▸ THE REQUEST
Copy all of the material word for word, except for the pictures.
* * * *
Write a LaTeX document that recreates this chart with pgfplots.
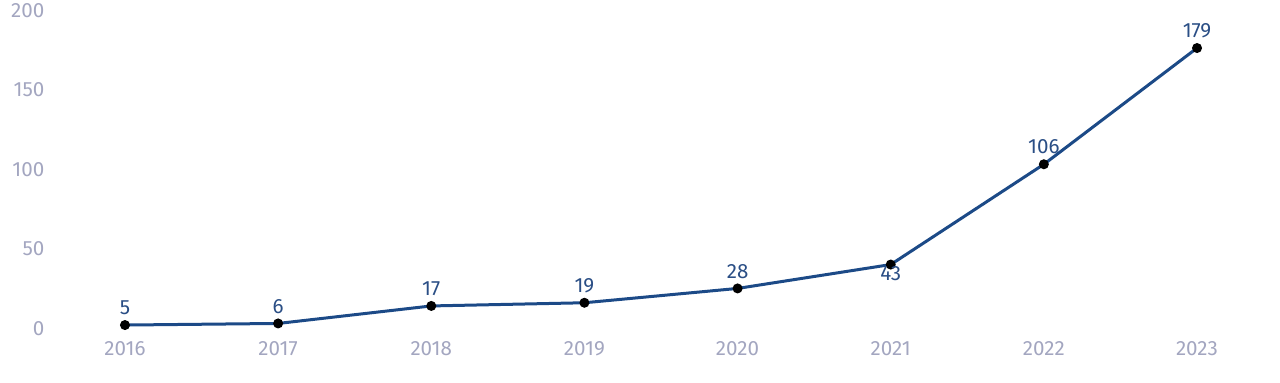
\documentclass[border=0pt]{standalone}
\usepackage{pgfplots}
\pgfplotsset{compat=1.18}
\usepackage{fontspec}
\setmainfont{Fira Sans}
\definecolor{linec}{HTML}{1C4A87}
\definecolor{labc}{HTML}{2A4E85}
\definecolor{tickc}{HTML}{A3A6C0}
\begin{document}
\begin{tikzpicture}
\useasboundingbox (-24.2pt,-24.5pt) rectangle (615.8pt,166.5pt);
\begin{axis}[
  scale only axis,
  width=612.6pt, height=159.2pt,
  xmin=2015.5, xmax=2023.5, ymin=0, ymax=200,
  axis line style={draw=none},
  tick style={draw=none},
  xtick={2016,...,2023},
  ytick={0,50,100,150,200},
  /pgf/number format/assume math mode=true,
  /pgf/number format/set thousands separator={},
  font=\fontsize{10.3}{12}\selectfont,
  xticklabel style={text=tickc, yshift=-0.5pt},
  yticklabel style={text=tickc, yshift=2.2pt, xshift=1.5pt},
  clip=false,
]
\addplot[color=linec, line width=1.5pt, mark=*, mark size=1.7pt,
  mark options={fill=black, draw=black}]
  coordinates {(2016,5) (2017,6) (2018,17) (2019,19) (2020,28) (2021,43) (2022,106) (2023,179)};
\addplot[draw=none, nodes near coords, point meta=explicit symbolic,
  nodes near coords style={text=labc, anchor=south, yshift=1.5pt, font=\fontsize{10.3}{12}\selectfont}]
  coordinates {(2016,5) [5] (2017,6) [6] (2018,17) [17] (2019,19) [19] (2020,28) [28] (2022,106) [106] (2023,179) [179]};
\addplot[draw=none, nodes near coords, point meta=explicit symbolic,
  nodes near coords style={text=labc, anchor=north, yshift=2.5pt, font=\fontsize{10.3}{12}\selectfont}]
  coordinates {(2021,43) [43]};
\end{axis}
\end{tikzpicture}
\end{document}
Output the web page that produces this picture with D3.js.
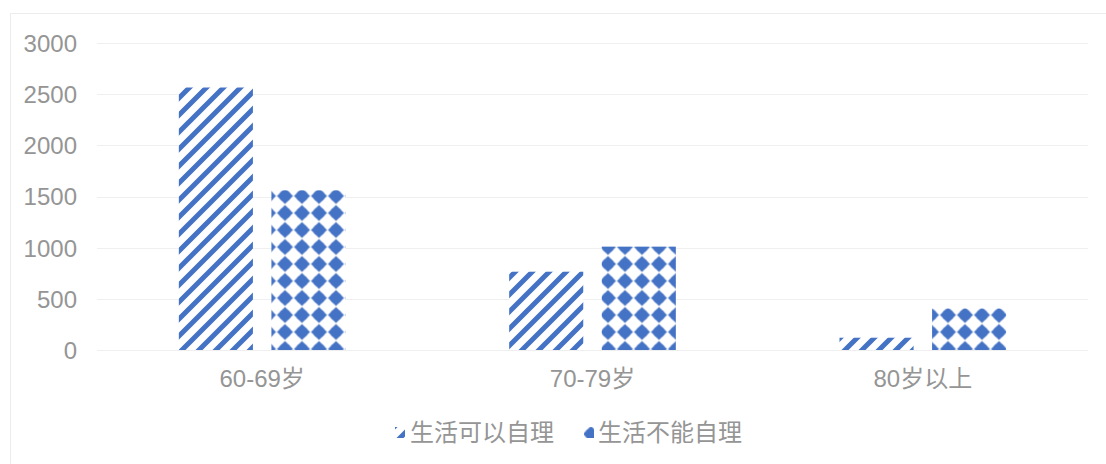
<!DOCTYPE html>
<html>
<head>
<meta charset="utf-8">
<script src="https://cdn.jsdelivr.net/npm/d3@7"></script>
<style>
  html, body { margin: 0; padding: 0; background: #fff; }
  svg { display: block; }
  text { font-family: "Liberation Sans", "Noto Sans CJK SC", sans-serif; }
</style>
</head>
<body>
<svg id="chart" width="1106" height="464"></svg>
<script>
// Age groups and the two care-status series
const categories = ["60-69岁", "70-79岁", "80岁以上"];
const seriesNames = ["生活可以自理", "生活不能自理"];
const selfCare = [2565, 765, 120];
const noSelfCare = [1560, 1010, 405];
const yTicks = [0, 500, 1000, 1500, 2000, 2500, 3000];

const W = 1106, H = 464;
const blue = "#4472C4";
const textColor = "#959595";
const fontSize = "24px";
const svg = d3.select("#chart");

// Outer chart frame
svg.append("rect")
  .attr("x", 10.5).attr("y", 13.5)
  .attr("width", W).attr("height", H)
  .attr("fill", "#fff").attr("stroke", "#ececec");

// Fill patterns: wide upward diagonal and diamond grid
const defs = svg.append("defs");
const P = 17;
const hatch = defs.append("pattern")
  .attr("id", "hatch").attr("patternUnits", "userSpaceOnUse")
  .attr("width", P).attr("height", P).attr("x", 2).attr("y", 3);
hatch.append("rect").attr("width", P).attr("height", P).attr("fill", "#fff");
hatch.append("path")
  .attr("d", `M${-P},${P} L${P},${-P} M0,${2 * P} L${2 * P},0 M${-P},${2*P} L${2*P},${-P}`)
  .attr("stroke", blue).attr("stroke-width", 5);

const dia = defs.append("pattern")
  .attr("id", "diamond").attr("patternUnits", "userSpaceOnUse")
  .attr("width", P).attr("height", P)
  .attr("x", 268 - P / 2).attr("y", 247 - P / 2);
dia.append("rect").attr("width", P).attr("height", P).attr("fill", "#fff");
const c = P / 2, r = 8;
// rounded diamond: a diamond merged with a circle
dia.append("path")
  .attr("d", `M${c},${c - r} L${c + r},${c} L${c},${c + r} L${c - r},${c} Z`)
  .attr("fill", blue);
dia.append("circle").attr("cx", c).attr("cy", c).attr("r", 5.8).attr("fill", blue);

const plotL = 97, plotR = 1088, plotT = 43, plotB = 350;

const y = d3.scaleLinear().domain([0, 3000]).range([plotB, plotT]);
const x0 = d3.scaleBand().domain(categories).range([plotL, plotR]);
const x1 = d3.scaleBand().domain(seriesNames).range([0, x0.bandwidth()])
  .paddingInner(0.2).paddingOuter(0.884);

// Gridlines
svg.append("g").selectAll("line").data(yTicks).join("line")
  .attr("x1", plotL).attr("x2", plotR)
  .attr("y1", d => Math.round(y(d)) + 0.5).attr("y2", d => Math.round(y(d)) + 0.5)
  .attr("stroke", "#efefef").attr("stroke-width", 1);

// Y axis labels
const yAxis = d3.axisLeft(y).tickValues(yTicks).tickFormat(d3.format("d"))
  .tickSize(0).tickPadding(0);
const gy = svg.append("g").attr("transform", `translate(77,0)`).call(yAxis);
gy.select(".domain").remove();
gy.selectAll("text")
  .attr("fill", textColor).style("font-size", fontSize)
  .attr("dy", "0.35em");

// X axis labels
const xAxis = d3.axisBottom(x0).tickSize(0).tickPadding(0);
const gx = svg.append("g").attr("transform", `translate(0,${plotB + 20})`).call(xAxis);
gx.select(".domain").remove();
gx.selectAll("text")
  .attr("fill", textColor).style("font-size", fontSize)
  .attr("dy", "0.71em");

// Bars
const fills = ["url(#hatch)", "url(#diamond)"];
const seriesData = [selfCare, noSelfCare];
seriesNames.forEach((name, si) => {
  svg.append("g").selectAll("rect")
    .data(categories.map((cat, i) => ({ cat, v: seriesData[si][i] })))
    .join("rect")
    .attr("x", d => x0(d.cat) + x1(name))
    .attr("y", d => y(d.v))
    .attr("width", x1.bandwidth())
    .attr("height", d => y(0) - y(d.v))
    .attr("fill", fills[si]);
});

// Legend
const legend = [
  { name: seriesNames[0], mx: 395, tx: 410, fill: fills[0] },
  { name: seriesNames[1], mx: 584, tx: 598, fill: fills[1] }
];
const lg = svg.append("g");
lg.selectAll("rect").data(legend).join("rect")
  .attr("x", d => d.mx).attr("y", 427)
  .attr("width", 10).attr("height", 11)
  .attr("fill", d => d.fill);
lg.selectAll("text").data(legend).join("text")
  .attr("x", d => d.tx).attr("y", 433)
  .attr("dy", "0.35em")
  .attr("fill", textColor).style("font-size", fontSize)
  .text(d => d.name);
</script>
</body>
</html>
* * * *
▸ TASK RESPONSE
Write a LaTeX document that recreates this chart with pgfplots.
\documentclass[border=0pt]{standalone}
\usepackage{pgfplots}
\pgfplotsset{compat=1.18}
\usepackage{fontspec}
\setmainfont{Fira Sans}
\definecolor{linec}{HTML}{1C4A87}
\definecolor{labc}{HTML}{2A4E85}
\definecolor{tickc}{HTML}{A3A6C0}
\begin{document}
\begin{tikzpicture}
\useasboundingbox (-24.2pt,-24.5pt) rectangle (615.8pt,166.5pt);
\begin{axis}[
  scale only axis,
  width=612.6pt, height=159.2pt,
  xmin=2015.5, xmax=2023.5, ymin=0, ymax=200,
  axis line style={draw=none},
  tick style={draw=none},
  xtick={2016,...,2023},
  ytick={0,50,100,150,200},
  /pgf/number format/assume math mode=true,
  /pgf/number format/set thousands separator={},
  font=\fontsize{10.3}{12}\selectfont,
  xticklabel style={text=tickc, yshift=-0.5pt},
  yticklabel style={text=tickc, yshift=2.2pt, xshift=1.5pt},
  clip=false,
]
\addplot[color=linec, line width=1.5pt, mark=*, mark size=1.7pt,
  mark options={fill=black, draw=black}]
  coordinates {(2016,5) (2017,6) (2018,17) (2019,19) (2020,28) (2021,43) (2022,106) (2023,179)};
\addplot[draw=none, nodes near coords, point meta=explicit symbolic,
  nodes near coords style={text=labc, anchor=south, yshift=1.5pt, font=\fontsize{10.3}{12}\selectfont}]
  coordinates {(2016,5) [5] (2017,6) [6] (2018,17) [17] (2019,19) [19] (2020,28) [28] (2022,106) [106] (2023,179) [179]};
\addplot[draw=none, nodes near coords, point meta=explicit symbolic,
  nodes near coords style={text=labc, anchor=north, yshift=2.5pt, font=\fontsize{10.3}{12}\selectfont}]
  coordinates {(2021,43) [43]};
\end{axis}
\end{tikzpicture}
\end{document}
Output the web page that produces this picture with D3.js.
<!DOCTYPE html>
<html>
<head>
<meta charset="utf-8">
<script src="https://cdn.jsdelivr.net/npm/d3@7"></script>
<style>
  html, body { margin: 0; padding: 0; background: #fff; }
  svg { display: block; }
  text { font-family: "Liberation Sans", "Noto Sans CJK SC", sans-serif; }
</style>
</head>
<body>
<svg id="chart" width="1106" height="464"></svg>
<script>
// Age groups and the two care-status series
const categories = ["60-69岁", "70-79岁", "80岁以上"];
const seriesNames = ["生活可以自理", "生活不能自理"];
const selfCare = [2565, 765, 120];
const noSelfCare = [1560, 1010, 405];
const yTicks = [0, 500, 1000, 1500, 2000, 2500, 3000];

const W = 1106, H = 464;
const blue = "#4472C4";
const textColor = "#959595";
const fontSize = "24px";
const svg = d3.select("#chart");

// Outer chart frame
svg.append("rect")
  .attr("x", 10.5).attr("y", 13.5)
  .attr("width", W).attr("height", H)
  .attr("fill", "#fff").attr("stroke", "#ececec");

// Fill patterns: wide upward diagonal and diamond grid
const defs = svg.append("defs");
const P = 17;
const hatch = defs.append("pattern")
  .attr("id", "hatch").attr("patternUnits", "userSpaceOnUse")
  .attr("width", P).attr("height", P).attr("x", 2).attr("y", 3);
hatch.append("rect").attr("width", P).attr("height", P).attr("fill", "#fff");
hatch.append("path")
  .attr("d", `M${-P},${P} L${P},${-P} M0,${2 * P} L${2 * P},0 M${-P},${2*P} L${2*P},${-P}`)
  .attr("stroke", blue).attr("stroke-width", 5);

const dia = defs.append("pattern")
  .attr("id", "diamond").attr("patternUnits", "userSpaceOnUse")
  .attr("width", P).attr("height", P)
  .attr("x", 268 - P / 2).attr("y", 247 - P / 2);
dia.append("rect").attr("width", P).attr("height", P).attr("fill", "#fff");
const c = P / 2, r = 8;
// rounded diamond: a diamond merged with a circle
dia.append("path")
  .attr("d", `M${c},${c - r} L${c + r},${c} L${c},${c + r} L${c - r},${c} Z`)
  .attr("fill", blue);
dia.append("circle").attr("cx", c).attr("cy", c).attr("r", 5.8).attr("fill", blue);

const plotL = 97, plotR = 1088, plotT = 43, plotB = 350;

const y = d3.scaleLinear().domain([0, 3000]).range([plotB, plotT]);
const x0 = d3.scaleBand().domain(categories).range([plotL, plotR]);
const x1 = d3.scaleBand().domain(seriesNames).range([0, x0.bandwidth()])
  .paddingInner(0.2).paddingOuter(0.884);

// Gridlines
svg.append("g").selectAll("line").data(yTicks).join("line")
  .attr("x1", plotL).attr("x2", plotR)
  .attr("y1", d => Math.round(y(d)) + 0.5).attr("y2", d => Math.round(y(d)) + 0.5)
  .attr("stroke", "#efefef").attr("stroke-width", 1);

// Y axis labels
const yAxis = d3.axisLeft(y).tickValues(yTicks).tickFormat(d3.format("d"))
  .tickSize(0).tickPadding(0);
const gy = svg.append("g").attr("transform", `translate(77,0)`).call(yAxis);
gy.select(".domain").remove();
gy.selectAll("text")
  .attr("fill", textColor).style("font-size", fontSize)
  .attr("dy", "0.35em");

// X axis labels
const xAxis = d3.axisBottom(x0).tickSize(0).tickPadding(0);
const gx = svg.append("g").attr("transform", `translate(0,${plotB + 20})`).call(xAxis);
gx.select(".domain").remove();
gx.selectAll("text")
  .attr("fill", textColor).style("font-size", fontSize)
  .attr("dy", "0.71em");

// Bars
const fills = ["url(#hatch)", "url(#diamond)"];
const seriesData = [selfCare, noSelfCare];
seriesNames.forEach((name, si) => {
  svg.append("g").selectAll("rect")
    .data(categories.map((cat, i) => ({ cat, v: seriesData[si][i] })))
    .join("rect")
    .attr("x", d => x0(d.cat) + x1(name))
    .attr("y", d => y(d.v))
    .attr("width", x1.bandwidth())
    .attr("height", d => y(0) - y(d.v))
    .attr("fill", fills[si]);
});

// Legend
const legend = [
  { name: seriesNames[0], mx: 395, tx: 410, fill: fills[0] },
  { name: seriesNames[1], mx: 584, tx: 598, fill: fills[1] }
];
const lg = svg.append("g");
lg.selectAll("rect").data(legend).join("rect")
  .attr("x", d => d.mx).attr("y", 427)
  .attr("width", 10).attr("height", 11)
  .attr("fill", d => d.fill);
lg.selectAll("text").data(legend).join("text")
  .attr("x", d => d.tx).attr("y", 433)
  .attr("dy", "0.35em")
  .attr("fill", textColor).style("font-size", fontSize)
  .text(d => d.name);
</script>
</body>
</html>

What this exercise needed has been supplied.